State Sen. George Borrello is considering proposing tougher consumer protections against solar companies and local governments that approve solar and wind laws.

There are 43 pending solar projects in Chautauqua County, according to Borrello. The Sunset Bay Republican asked agricultural organizations during a recent legislative budget hearing if they would back limitations on wind and solar projects that Borrello said would border on anti-corruption measures.

“We have a lot of consumer protections here in New York state,” Borrello said. “We stop bad actors that are doing things when they solicit people. I hear from farmers all the time and people about a lot of bad actors in the solar field, in the solar area. Would you both support legal limitations on some of these solar projects and wind also? I can tell you there’s a lot of corruption going on in this. You’ve got members of municipal boards that have contracts with wind and solar contracts that are voting on these things. It’s not right. Would you support limitations and really, I guess, an anti-corruption campaign for these wind solar projects.”
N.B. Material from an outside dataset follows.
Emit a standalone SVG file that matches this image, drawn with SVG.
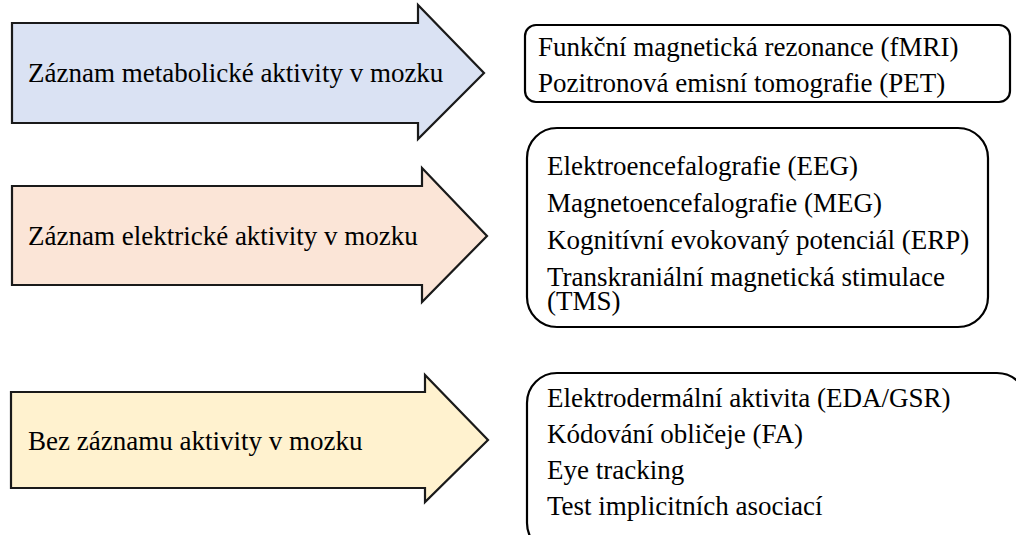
<svg xmlns="http://www.w3.org/2000/svg" width="1016" height="535" viewBox="0 0 1016 535">
<style>
.arrow{stroke:#1a1a1a;stroke-width:2.2;stroke-linejoin:miter}
.box{fill:#ffffff;stroke:#000000;stroke-width:2.2}
</style>
<rect width="1016" height="535" fill="#ffffff"/>
<g font-family="Liberation Serif, Tinos, Times New Roman, Times, serif" font-size="27" fill="#000000">
<g id="arrow-metabolic">
<polygon class="arrow" fill="#dae2f3" points="12,23 418,23 418,5 484,73 418,139 418,123 12,123"/>
<text x="28" y="82">Záznam metabolické aktivity v mozku</text>
</g>
<g id="arrow-electric">
<polygon class="arrow" fill="#fbe5d7" points="12,186 422,186 422,168 487,236 422,302 422,285 12,285"/>
<text x="28" y="245">Záznam elektrické aktivity v mozku</text>
</g>
<g id="arrow-none">
<polygon class="arrow" fill="#fff2cf" points="11,392 425,392 425,375 488,440 425,502 425,488 11,488"/>
<text x="28" y="450">Bez záznamu aktivity v mozku</text>
</g>
<g id="box-metabolic">
<rect class="box" x="525" y="25" width="485" height="77" rx="11" ry="11"/>
<text x="538" y="56">Funkční magnetická rezonance (fMRI)</text>
<text x="538" y="92">Pozitronová emisní tomografie (PET)</text>
</g>
<g id="box-electric">
<rect class="box" x="527" y="128" width="461" height="199" rx="30" ry="30"/>
<text x="547" y="175">Elektroencefalografie (EEG)</text>
<text x="547" y="212">Magnetoencefalografie (MEG)</text>
<text x="547" y="249">Kognitívní evokovaný potenciál (ERP)</text>
<text x="547" y="286">Transkraniální magnetická stimulace</text>
<text x="547" y="310">(TMS)</text>
</g>
<g id="box-none">
<rect class="box" x="527" y="373" width="500" height="180" rx="30" ry="30"/>
<text x="547" y="407">Elektrodermální aktivita (EDA/GSR)</text>
<text x="547" y="443">Kódování obličeje (FA)</text>
<text x="547" y="479">Eye tracking</text>
<text x="547" y="515">Test implicitních asociací</text>
</g>
</g>
<g id="connectors"></g>
</svg>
Borrello specifically asked Jeff Williams, New York Farm Bureau public policy director, if he thinks a voting member of a municipal government — as happened in a couple of Chautauqua County cases — should accept private payment from wind or solar companies when they are creating guidelines for wind and solar developments. Williams said they should not, but cautioned against going too far because many farmers are also trying to diversify their operations by using some of their farm for wind and solar projects.

“An anti-corruption campaign — that’s a big question,” Williams said. “Sure. It’s a delicate balance. Some farmers want to use it, they want to put solar in to diversify their operation and continue it for the next generation. Some landowners and farmers get taken advantage of. It’s not really a one-size-fits-all thing. But as commissioner Ball said, it needs to be addressed and thought through from a mitigation perspective. So if it’s not farmland, maybe brownfields, so it’s not taking land out of production.”

Williams also noted a situation that isn’t being talked about enough – the construction of transmission lines to get power generated in rural areas to the cities that need additional power from the electric grid. At least one farmer in Chautauqua County is being impacted by a proposed transmission line project, according to the Farm Bureau official.

“One last thing — it’s not just the solar panels,” Williams said. “It’s been mentioned — it’s transmission lines. I was talking to a farmer from Chautauqua County and there’s a transmission line that’s being planned that would take tens of acres of grapes out of production against his will. That’s also a problem.”

According to the American Farmland Trust, the state has invested in the Farmland Protection Program in the Environmental Protection Fund since 1996, purchasing agricultural conservation easements from farmers so that

land can remain in farming forever. While the state has permanently protected more than 100,000 acres of farmland through this voluntary grant program since its inception, organization officials said in written testimony to state legislators that New York has lost over a quarter of a million acres of farmland — more than three times the

amount protected — between 2001 and 2016.

“I cannot say whether we’d support legal limitations,” said Mikaela Perry, American Farmland Trust New York policy manager. “What we do support is much higher mitigation fees and incentives for agrivoltaics.”